I briefly want to discuss the government's attempt to re-establish the Australian Building and Construction Commission, which has already been rightly rejected by the parliament. Labor's position on the ABCC has been consistent for a decade. We do not support this body, and we especially reject providing a civil tribunal with extraordinary coercive powers which would force workers to provide evidence without legal representation. Labor firmly reject corruption and criminal conduct in the workplace and everywhere else. However, when there are allegations of criminal conduct, they should be investigated by the appropriate criminal authorities, not a civil tribunal, albeit one with extraordinary powers. It should also be noted that, before it was abolished, not one criminal prosecution arose out of the work of the ABCC. There is no justification for the ABCC to be re-established. Labor will stand firm against the government's warped ideological agenda.

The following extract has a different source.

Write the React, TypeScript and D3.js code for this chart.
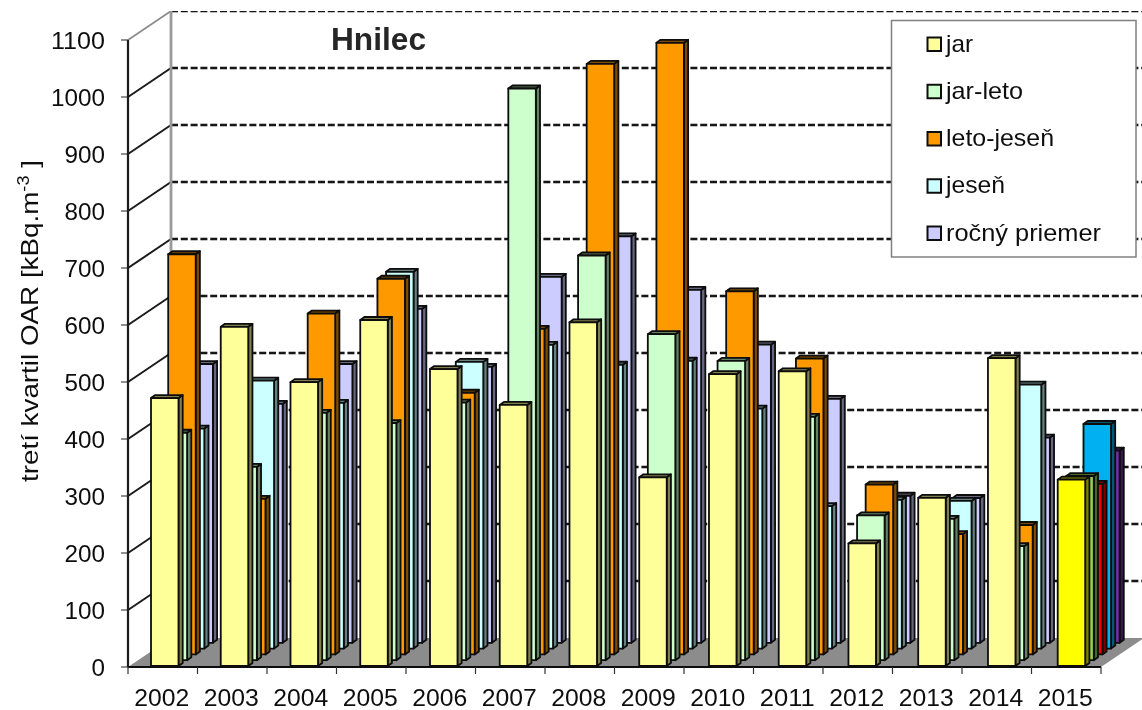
import React from "react";
import * as d3 from "d3";

const years = ["2002","2003","2004","2005","2006","2007","2008","2009","2010","2011","2012","2013","2014","2015"];
const seriesNames = ["jar","jar-leto","leto-jeseň","jeseň","ročný priemer"];
const jar =      [470,595,498,607,521,458,603,331,512,517,215,295,540,327];
const jarLeto =  [399,339,434,416,452,1003,710,572,525,427,254,248,200,323];
const letoJesen =[702,273,598,659,459,571,1036,1073,637,519,298,211,227,299];
const jesen =    [386,470,431,661,503,533,498,505,421,250,261,259,463,394];
const rocny =    [489,419,489,586,484,642,713,619,523,428,258,254,360,337];
const seriesValues = [jar,jarLeto,letoJesen,jesen,rocny];
const colors = ["#FFFF99","#CCFFCC","#FF9900","#CCFFFF","#CCCCFF"];
const sideColors = ["#808050","#668066","#804C00","#668080","#666680"];
const colors2015 = ["#FFFF00","#92D050","#FF0000","#00B0F0","#7030A0"];
const sideColors2015 = ["#808000","#496828","#800000","#005878","#381850"];
const yTicks = d3.range(0, 1101, 100);
const legendWidths = [27, 77, 108, 59, 155];

const font = "'Liberation Sans', Arial, sans-serif";

export default function App() {
  const y = d3.scaleLinear().domain([0, 1100]).range([667, 40]);
  const x = d3.scaleBand<string>().domain(years).range([128, 1101]);
  const barLeft = d3.scalePoint<string>().domain(years).range([151, 1057.7]);
  const depth = d3.scaleLinear().domain([0, 5]);
  const dxs = depth.copy().range([0, 43]);
  const dys = depth.copy().range([0, -29]);
  const line = d3.line<[number, number]>();
  const barW = 27.5, sx = 4.2, sy = 3, lift = -1;

  const bars: React.ReactNode[] = [];
  for (let s = 4; s >= 0; s--) {
    years.forEach((yr, i) => {
      const v = seriesValues[s][i];
      const l = barLeft(yr)! + dxs(s);
      const r = l + barW;
      const b = y(0) + dys(s) + lift;
      const t = y(v) + dys(s) + lift;
      const fill = i === 13 ? colors2015[s] : colors[s];
      const side = i === 13 ? sideColors2015[s] : sideColors[s];
      const common = { stroke: "#0c0c0c", strokeWidth: 1.8, strokeLinejoin: "round" as const };
      bars.push(
        <g key={s + "-" + i}>
          <path d={line([[r, t],[r + sx, t - sy],[r + sx, b - sy],[r, b]])! + "Z"} fill={side} {...common} />
          <path d={line([[l, t],[l + sx, t - sy],[r + sx, t - sy],[r, t]])! + "Z"} fill={side} {...common} />
          <rect x={l} y={t} width={barW} height={b - t} fill={fill} {...common} />
        </g>
      );
    });
  }

  const X0 = 128, X1 = 1101, DX = 43, DY = -29;
  return (
    <svg width={1142} height={710} style={{ position: "absolute", left: 0, top: 0, background: "#fff" }}>
      <defs>
        <filter id="soft" x="0" y="0" width="100%" height="100%">
          <feGaussianBlur stdDeviation="0.45" />
        </filter>
      </defs>
      <g filter="url(#soft)">
        <path d={line([[X0, y(0)],[X1, y(0)],[X1 + DX, y(0) + DY],[X0 + DX, y(0) + DY]])! + "Z"} fill="#8c8c8c" />
        {yTicks.map(t => (
          <g key={t}>
            {t > 0 && (
              <line x1={X0 + DX} x2={1142} y1={y(t) + DY} y2={y(t) + DY} stroke="#161616" strokeWidth={2.4} strokeDasharray="7 2.8" />
            )}
            {t > 0 && (
              <line x1={X0} x2={X0 + DX} y1={y(t)} y2={y(t) + DY} stroke={t === 1100 ? "#8a8a8a" : "#1a1a1a"} strokeWidth={t === 1100 ? 1.6 : 2} />
            )}
            <line x1={X0 - 7} x2={X0} y1={y(t)} y2={y(t)} stroke="#444" strokeWidth={1.2} />
            <text x={105} y={y(t) + 9} textAnchor="end" fontFamily={font} fontSize={23.5} fill="#111"
              textLength={t >= 1000 ? 54 : t > 0 ? 40.5 : 13.5} lengthAdjust="spacingAndGlyphs">{t}</text>
          </g>
        ))}
        <line x1={X0 + DX} x2={X0 + DX} y1={y(1100) + DY} y2={y(0) + DY} stroke="#9a9a9a" strokeWidth={2.8} />
        <line x1={X0} x2={X0} y1={y(1100)} y2={y(0)} stroke="#1a1a1a" strokeWidth={2.2} />
        {bars}
        <line x1={X0} x2={X1} y1={y(0)} y2={y(0)} stroke="#0c0c0c" strokeWidth={2.2} />
        {years.map(yr => (
          <g key={yr}>
            <line x1={x(yr)! + x.bandwidth()} x2={x(yr)! + x.bandwidth()} y1={y(0)} y2={y(0) + 7} stroke="#333" strokeWidth={1.2} />
            <text x={x(yr)! + x.bandwidth() / 2 - 1} y={706} textAnchor="middle" fontFamily={font} fontSize={24.5} fill="#111"
              textLength={55} lengthAdjust="spacingAndGlyphs">{yr}</text>
          </g>
        ))}
        <line x1={X0} x2={X0} y1={y(0)} y2={y(0) + 7} stroke="#333" strokeWidth={1.2} />
        <text x={331} y={50} fontFamily={font} fontSize={31} fontWeight="bold" fill="#262626"
          textLength={95} lengthAdjust="spacingAndGlyphs">Hnilec</text>
        <text transform="translate(38,321) rotate(-90)" textAnchor="middle" fontFamily={font} fontSize={24.5} fill="#111" textLength={322} lengthAdjust="spacingAndGlyphs">
          tretí kvartil OAR [kBq.m<tspan dy={-9} fontSize={16}>-3</tspan><tspan dy={9}> ]</tspan>
        </text>
        <rect x={891.5} y={20.5} width={244.5} height={236.5} fill="#fff" stroke="#808080" strokeWidth={1.5} />
        {seriesNames.map((n, i) => {
          const cy = d3.scaleLinear().domain([0, 4]).range([44.5, 233.5])(i);
          return (
            <g key={n}>
              <rect x={927.5} y={cy - 7} width={13.5} height={13.5} fill={colors[i]} stroke="#111" strokeWidth={2} />
              <text x={946} y={cy + 7} fontFamily={font} fontSize={24} fill="#111"
                textLength={legendWidths[i]} lengthAdjust="spacingAndGlyphs">{n}</text>
            </g>
          );
        })}
      </g>
    </svg>
  );
}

Finally, I again want to draw to the attention of the House the government's shameful conduct in aiding and abetting corporations in sacking workers for being Australian in order to employ foreign workers to do the same jobs. In 2016, a worker should not be sacked because they are Australian. But that is exactly what happened to workers on the MV Portland and the CSL Melbourne. Their employers have been issued licences by the Deputy Prime Minister which have enabled these companies to sack their Australian workers and employ foreign workers in their place. What is the result of this? It is flag-of-convenience ships with foreign workers being paid foreign wages under foreign workplace standards doing exactly the same work that Australians had previously done.

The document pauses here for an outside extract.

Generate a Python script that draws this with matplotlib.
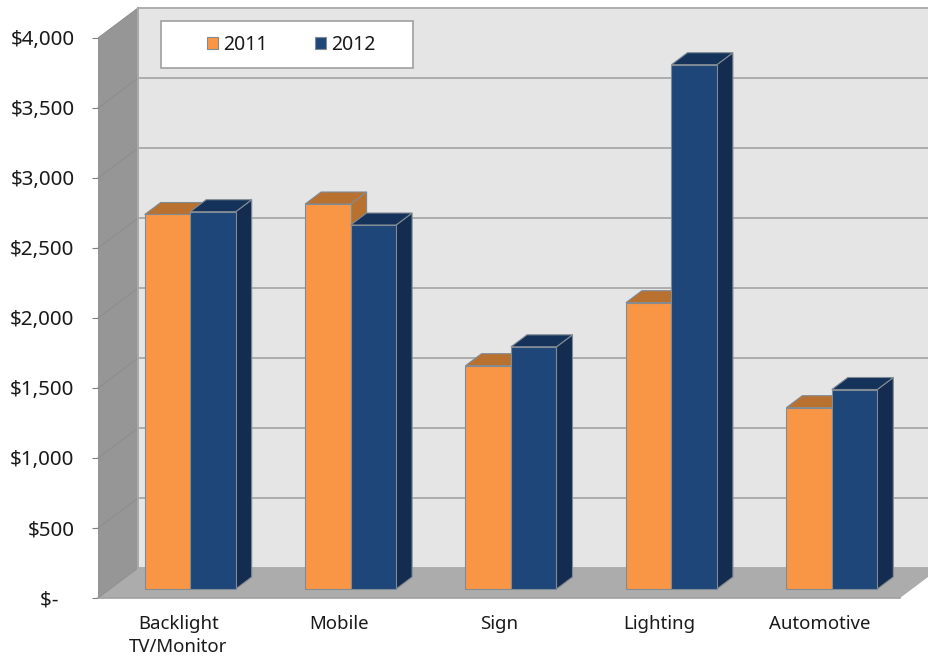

The workers who have been sacked are ordinary Australians. They have families, they have mortgages and they have commitments. Because of the Turnbull government's unconscionable collusion with their employers, they are now unemployed. The licenses for so-called temporary work on what are in fact permanent trade routes that the government has provided these companies should never have been issued, and the government should cease this disgraceful conduct which is deliberately hurting Australian workers. If it is fair to pay Australian wages to Australian truckies driving Australian registered trucks on the M1 motorway, why isn't it fair to pay Australian workers Australian wages on Australian flagged vessels that sale our Australian coastal routes? It is the thin end of the wedge. It is a slippery slope, and this government is pursuing this for ideological reasons.

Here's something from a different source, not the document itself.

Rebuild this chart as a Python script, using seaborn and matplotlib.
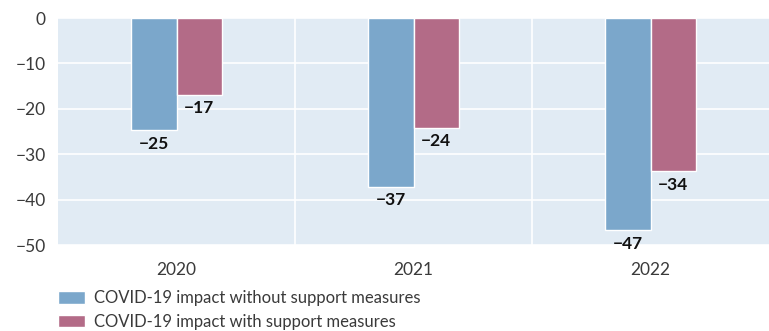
import matplotlib
matplotlib.use("Agg")
import matplotlib.pyplot as plt
import seaborn as sns
import pandas as pd

years = ["2020", "2021", "2022"]
without_support = [-24.7, -37.2, -46.7]
with_support = [-16.9, -24.2, -33.7]
series_names = ["COVID-19 impact without support measures",
                "COVID-19 impact with support measures"]
yticks = [0, -10, -20, -30, -40, -50]

df = pd.DataFrame({
    "year": years * 2,
    "value": without_support + with_support,
    "series": [series_names[0]] * 3 + [series_names[1]] * 3,
})

sns.set_theme(style="white")
plt.rcParams["font.family"] = ["Lato", "DejaVu Sans"]

fig = plt.figure(figsize=(7.69, 3.31), dpi=100)
ax = fig.add_axes([58 / 769, 1 - 245 / 331, 1 - 58 / 769, (245 - 18) / 331])
ax.set_facecolor("#E1EBF4")

palette = ["#7BA7CB", "#B36B87"]
sns.barplot(data=df, x="year", y="value", hue="series", palette=palette,
            width=0.38, saturation=1, ax=ax, legend=True)

ax.set_ylim(-50, 0)
ax.set_xlim(-0.5, 2.5)
ax.set_yticks(yticks)
ax.set_yticklabels(["0" if v == 0 else "\u2212" + str(abs(v)) for v in yticks])
ax.set_xticks([0.5, 1.5], minor=True)
ax.grid(axis="y", which="major", color="white", linewidth=1.2)
ax.grid(axis="x", which="minor", color="white", linewidth=1.2)
ax.grid(axis="x", which="major", visible=False)
ax.set_axisbelow(True)
for s in ax.spines.values():
    s.set_visible(False)
ax.tick_params(axis="both", which="both", length=0, labelsize=12.5, colors="#3a3a3a", pad=9)
ax.tick_params(axis="x", pad=12)
ax.set_xlabel("")
ax.set_ylabel("")

for cont in ax.containers:
    labels = ["\u2212" + str(int(round(abs(b.get_height())))) for b in cont]
    ax.bar_label(cont, labels=labels, padding=4, fontsize=12.5, fontweight="bold", color="#111111")

handles, labs = ax.get_legend_handles_labels()
ax.legend(handles, labs, loc="upper left", bbox_to_anchor=(0, -0.2), frameon=False,
          fontsize=12, handlelength=1.6, handleheight=0.75, labelspacing=0.45,
          handletextpad=0.55, borderaxespad=0, borderpad=0, labelcolor="#3a3a3a")

fig.savefig("out.png", dpi=100)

These are three examples of the government's disgusting approach to workplace relations and the contempt they have for ordinary workers. If you work unsocial hours or on weekends, you should be properly remunerated. Labor will protect penalty rates. No worker should be forced to give evidence without legal representation, and allegations of criminal conduct should be dealt with by criminal authorities. Finally, no worker should be sacked for being Australian. This is just plain wrong.

I end tonight where I started. Australians are fundamentally decent. They believe in a fair go and that their fellow Australians are entitled to a fair go in the workplace. Unfortunately, they will not get this from the Turnbull government.